Issue 4: Consequences of Non-Payment
- Relevant legal framework and precedents: The court considered the consequences of non-payment as outlined in the Companies Act and relevant case law.
- Court's interpretation and reasoning: The court ordered the Respondent-Company to deposit the amount within three months, failing which the winding up petition would be admitted.
- Key evidence and findings: The court relied on the established debt and lack of bona fide dispute to determine the consequences.
- Application of law to facts: The court applied the legal principle that failure to pay an acknowledged debt can lead to winding up proceedings.
- Treatment of competing arguments: The Respondent's plea for leniency was considered but ultimately rejected due to the clear evidence of debt.

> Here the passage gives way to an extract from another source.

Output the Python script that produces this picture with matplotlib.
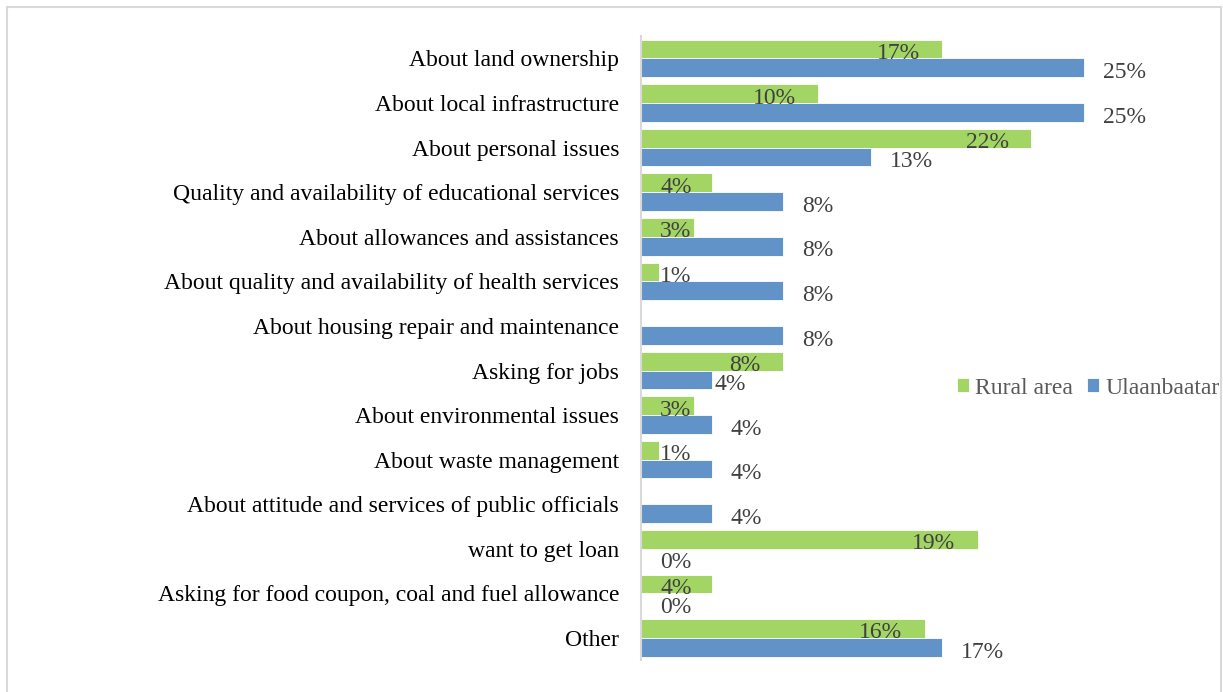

- Conclusions: The court set a clear timeline for payment, with specified consequences for non-compliance.
3. SIGNIFICANT HOLDINGS
- Preserve verbatim quotes of crucial legal reasoning: "Two rules are well settled. First, if the debt is bona fide disputed and the defence is a substantial one, the court will not wind up the company... Where the debt is undisputed the court will not act upon a defence that the company has the ability to pay the debt but the company chooses not to pay that particular debt."
- Core principles established: A debt must be undisputed and legally enforceable for a winding up petition to be sustained. A bona fide dispute must be substantial and supported by evidence to preclude winding up.
- Final determinations on each issue: The court determined that the Rs. 10,00,000/- was a legally enforceable debt, that no bona fide dispute existed, and that the Respondent-Company must repay the amount within three months or face winding up proceedings.